Pharmacy Giants Under Fire: Are PBMs Driving Up Drug Costs?

Pharmacy-benefit managers (PBMs) are directing patients towards more costly medications and restricting their pharmacy options, as revealed in a recent report from the House Committee on Oversight and Accountability. The Wall Street Journal examined this report, which was based on a 32-month investigation leading up to a committee hearing involving leaders from the largest PBMs in the country.

PBMs act as intermediaries for health insurers, handling prescription drug plans. They negotiate prices with pharmaceutical companies and determine patients’ out-of-pocket expenses. The three largest PBMs in the U.S.—Express Scripts, UnitedHealth Group’s OptumRx, and CVS Health’s Caremark—manage approximately 80% of all prescriptions.

According to the report, these managers have been favoring higher-priced brand-name drugs over less expensive alternatives on their preferred drug lists. An example highlighted was communication from Cigna discouraging the use of affordable alternatives to Humira, a treatment costing $90,000 annually, even though at least one biosimilar was available for about half that price.

Additionally, Express Scripts reportedly informed patients that they would incur higher costs when filling prescriptions at local pharmacies compared to obtaining a three-month supply through its affiliated mail-order service. This practice allegedly limited patients’ options for pharmacies.

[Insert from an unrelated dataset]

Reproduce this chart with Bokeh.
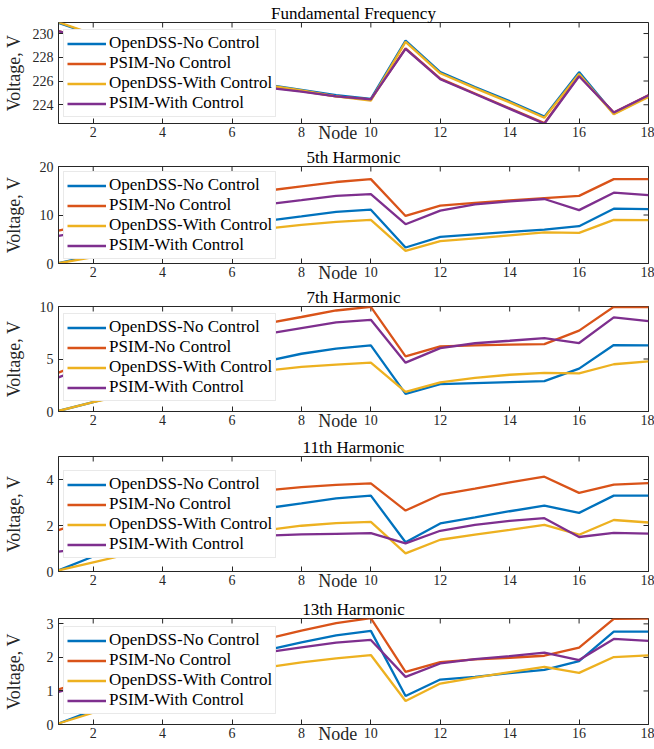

A similar report released by the U.S. Federal Trade Commission (FTC) earlier this month indicated that the consolidation and vertical integration of the industry have allowed the six largest PBMs to control nearly 95% of U.S. prescription fills. The FTC expressed concern over the considerable influence PBMs have on American patients’ access to affordable medications. The report suggested that the integrated nature of these PBMs may promote conflicts of interest, disadvantaging independent pharmacies and escalating drug prices.

FTC Chair Lina M. Khan stated that the findings illustrate how these intermediaries are inflating costs for patients, particularly with cancer treatments, resulting in over $1 billion in additional revenues for them.